Advertising revenue broken down by category was:
- Local, up 3.4% to $63.2 million
- National, down 12.5% to $28.5 million
- Political, $5.3 million compared to $800,000 in the 2013 quarter
- Retransmission fees, up 21% to $12.7 million
- Digital revenue increased 9.6% to $4.4 million.
The company said the decline in national advertising revenue reflects the soft demand seen across much of the media industry.
Total TV station expenses increased 8.8% to $88 million, driven by increases in employee-related costs and higher digital expenses due to increases in sales staff and other digital support costs. The expense increase includes severance costs associated with a new master control hub in Indianapolis.
Profit in the television division was $27.8 million, compared with $30.5 million in the prior-year quarter, a drop of 8.9%.
The company has a whole reported consolidated revenues of $212 million, an increase of 2% from the year-earlier quarter.
Commenting on the second quarter results, Scripps Chairman-President-CEO Rich Boehne said: “In our television markets, good growth in local, political and digital advertising as well as retransmission revenue more than offset weakness in national advertising. Our digital-only sales force contributed significantly to the nearly 10% year-over-year increase in the TV division’s digital revenue.

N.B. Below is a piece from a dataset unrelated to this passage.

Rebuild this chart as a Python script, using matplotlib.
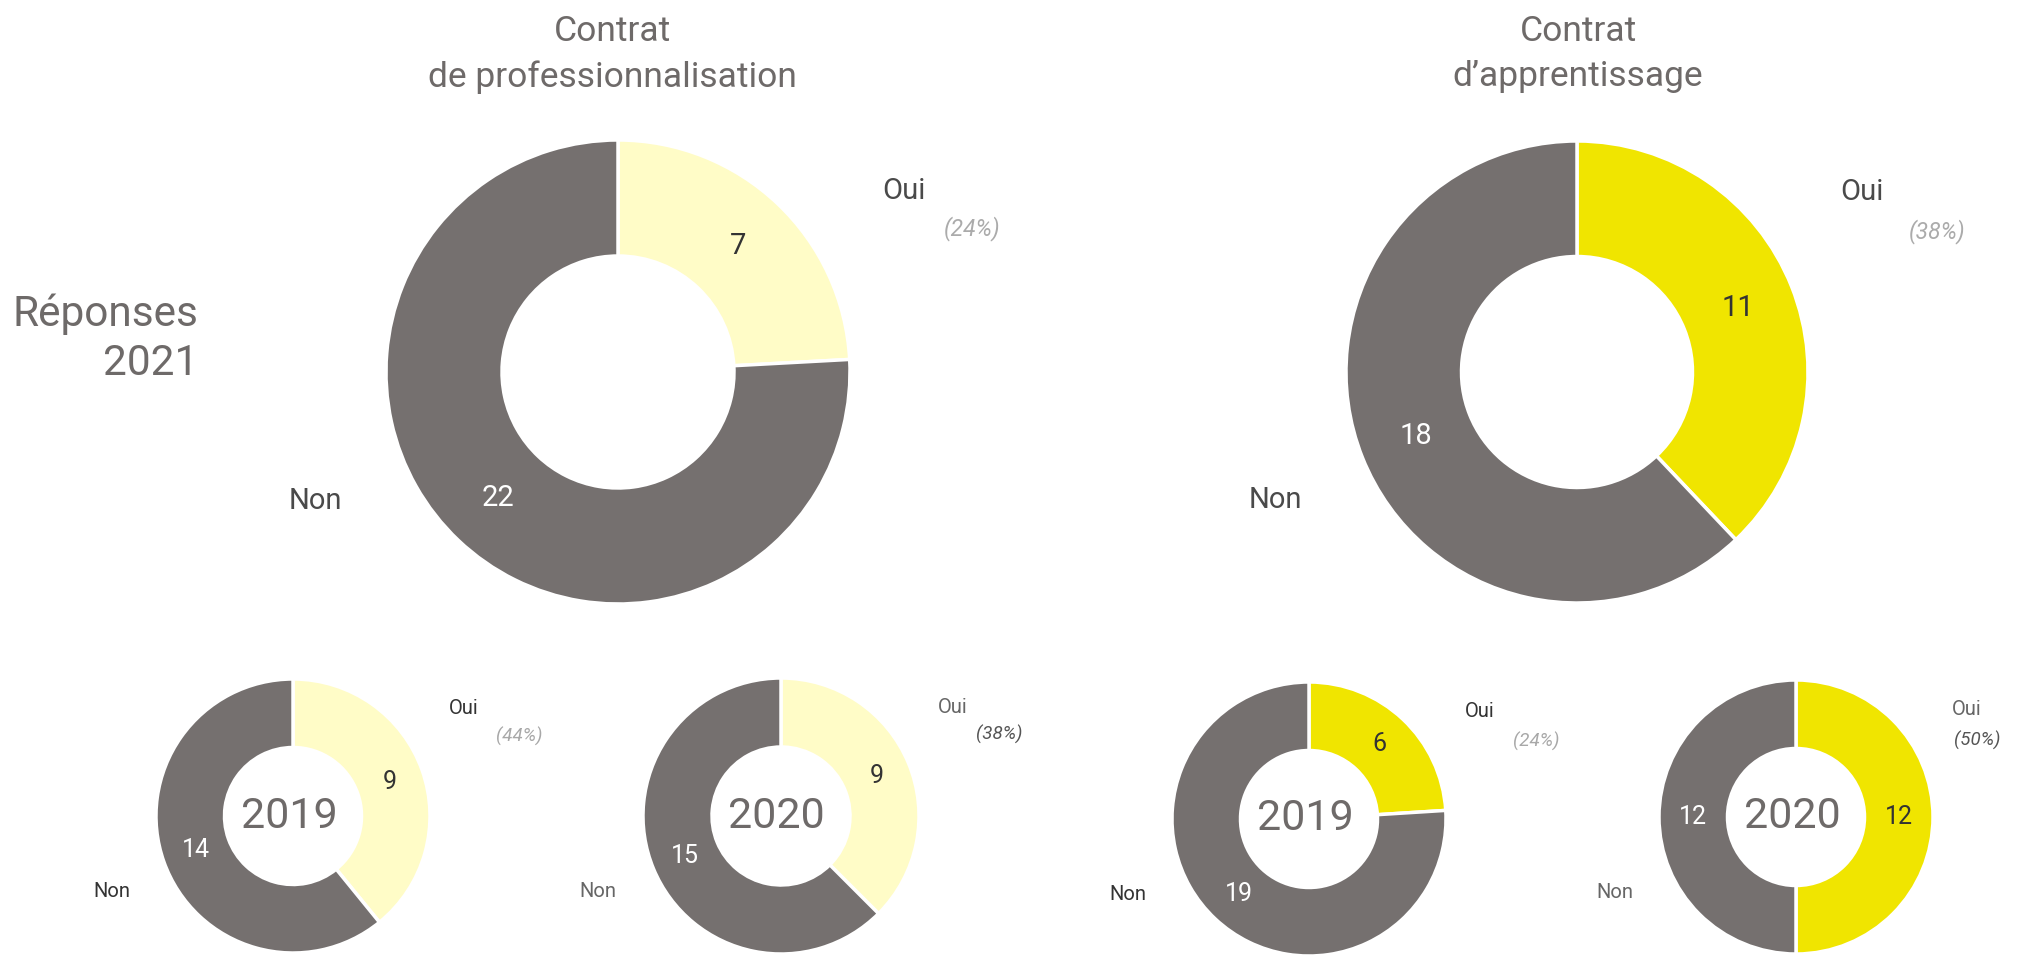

More than half of our stations enjoyed digital revenue growth of more than 20 percent year-over-year.
"Across all of our markets,” Boehne added, “we continue to evolve our digital and mobile products toward a goal of being the local leader in audience and revenue. In the second quarter, our local digital products benefitted from the addition of Newsy as a national and international video news source. Audience reaction was immediate and favorable, and Newsy contributed to our more than three-fold growth in valuable video views across our markets.”